The core training method in the paper builds closely off of Vinyals (2016), but with a substantially different model and applying it to much larger and more realistic tasks. The paper provides experiments with several different modeling choices and ablations for comparison. The experiments would be better if they had a direct comparison to the evaluation numbers in prior work such as Gu rather than their own implementation which may differ in the details. The analysis of insertion order by part of speech was interesting. The method does have some speed disadvantages, but it is not prohibitively expensive and the paper provides a clear comparison of runtime.

Reviewer 3

Originality: This work proposes a model which jointly predicts the label and its position to insert it. It is formulated as a variant of ordered set prediction, but slightly differs in that the set grows as we predict a label together with the position to insert it given the current set. The sampling based training procedure is based on the prior work but it sounds quite natural to me. Quality: The proposed approach is well-motivated and technically sound to me, in which the prediction is split into two, position and token sub-models. Experiments are well-designed and its computation complexity for inference sounds correct to me.
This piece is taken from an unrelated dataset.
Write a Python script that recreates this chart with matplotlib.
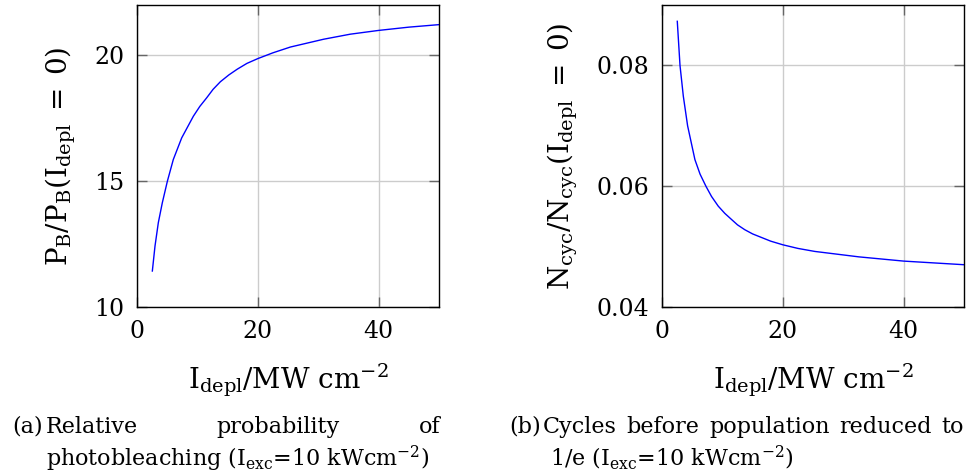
import matplotlib
matplotlib.use("Agg")
import matplotlib.pyplot as plt

# fonts: serif text, upright maths
plt.rcParams['font.family'] = ['DejaVu Serif']
plt.rcParams['mathtext.fontset'] = 'dejavuserif'

# (a) relative probability of photobleaching
x_a = [2.54, 2.98, 3.53, 4.19, 5.02, 6.01, 7.40, 9.33, 10.4, 11.53, 12.6, 13.8, 15.2, 16.6, 18.2, 20.0,
       22.5, 25.4, 30.9, 35.3, 40.0, 45.0, 50.0]
y_a = [11.43, 12.42, 13.35, 14.14, 14.99, 15.86, 16.72, 17.58, 17.97, 18.31, 18.65, 18.95, 19.22, 19.45, 19.68, 19.87,
       20.1, 20.33, 20.64, 20.84, 20.99, 21.12, 21.22]

# (b) cycles before population reduced to 1/e
x_b = [2.53, 2.98, 3.53, 4.24, 5.45, 6.3, 7.27, 8.2, 9.31, 10.4, 11.5, 12.5, 13.7, 15.0, 16.5, 18.0, 20.0,
       22.5, 25.3, 32.6, 40.0, 45.0, 50.0]
y_b = [0.0873, 0.0800, 0.0749, 0.0700, 0.0644, 0.0620, 0.0600, 0.0583, 0.0567, 0.0555, 0.0545, 0.0536, 0.0528,
       0.0521, 0.0515, 0.0509, 0.0503, 0.0497, 0.0492, 0.0483, 0.0476, 0.0473, 0.0470]

xticks = [0, 20, 40]
yticks_a = [10, 15, 20]
yticks_b = [0.04, 0.06, 0.08]
ytick_labels_b = ['0.04', '0.06', '0.08']

xlabel = r'$\mathrm{I_{depl}/MW\ cm^{-2}}$'
ylabel_a = r'$\mathrm{P_B/P_B(I_{depl}}\;=\;0)$'
ylabel_b = r'$\mathrm{N_{cyc}/N_{cyc}(I_{depl}}\;=\;0)$'

caption_a1 = ['(a)', 'Relative', 'probability', 'of']
caption_a2 = r'photobleaching ($\mathrm{I_{exc}}$=10 kWcm$^{-2}$)'
caption_b1 = ['(b)', 'Cycles', 'before', 'population', 'reduced', 'to']
caption_b2 = r'1/e ($\mathrm{I_{exc}}$=10 kWcm$^{-2}$)'

W, H = 976, 475
fig = plt.figure(figsize=(W / 100, H / 100), dpi=100)

def px_axes(left, top, right, bottom):
    return fig.add_axes([left / W, 1 - bottom / H, (right - left) / W, (bottom - top) / H])

ax1 = px_axes(137, 5, 439, 307)
ax2 = px_axes(662, 5, 964, 307)

for ax in (ax1, ax2):
    ax.set_xlim(0, 50)
    ax.set_xticks(xticks)
    ax.grid(True, color='#cccccc', linewidth=1.0)
    ax.set_axisbelow(True)
    ax.tick_params(direction='in', length=7, width=1.0, color='#666666',
                   top=True, right=True, labelsize=17, pad=9)
    for sp in ax.spines.values():
        sp.set_linewidth(1.0)
    ax.set_xlabel(xlabel, fontsize=20, labelpad=14)

ax1.plot(x_a, y_a, color='#0000ff', linewidth=1.0)
ax1.set_ylim(10, 22)
ax1.set_yticks(yticks_a)
ax1.set_ylabel(ylabel_a, fontsize=20, labelpad=12)

ax2.plot(x_b, y_b, color='#0000ff', linewidth=1.0)
ax2.set_ylim(0.04, 0.09)
ax2.set_yticks(yticks_b)
ax2.set_yticklabels(ytick_labels_b)
ax2.set_ylabel(ylabel_b, fontsize=20, labelpad=12)

# captions: label, then justified first line, hanging indent second line
cap_fs = 16
y1 = 1 - 433 / H
y2 = 1 - 466 / H
renderer = fig.canvas.get_renderer()

def justified(words, label_x, left, right, y):
    fig.text(label_x / W, y, words[0], fontsize=cap_fs, va='baseline')
    texts = [fig.text(0, y, w, fontsize=cap_fs, va='baseline') for w in words[1:]]
    widths = [t.get_window_extent(renderer).width for t in texts]
    gap = (right - left - sum(widths)) / max(len(texts) - 1, 1)
    x = left
    for t, w in zip(texts, widths):
        t.set_x(x / W)
        x += w + gap

justified(caption_a1, 12, 46, 440, y1)
fig.text(46 / W, y2, caption_a2, fontsize=cap_fs, va='baseline')
justified(caption_b1, 509, 543, 964, y1)
fig.text(550 / W, y2, caption_b2, fontsize=cap_fs, va='baseline')

fig.savefig('out.png', dpi=100)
The analysis is quite interesting in that the generation order looks intuitive and the results are analyzed further in terms of the generation order differentiated by POSs. Clarity: It is clearly written. However, it is a little bit unclear about the notion of positions, whether they are global positions, i.e., sentence positions, or local positions, i.e., positions of the currently generated set. It would be good to introduce notations so that each \tau_t is dependent on the length of the generated labels at time t. Significance: It is an interesting model and might be of interest to many researchers. However, I'd rather expect more experiments on standard data set, e.g., WMT en-de, for comparison with prior work.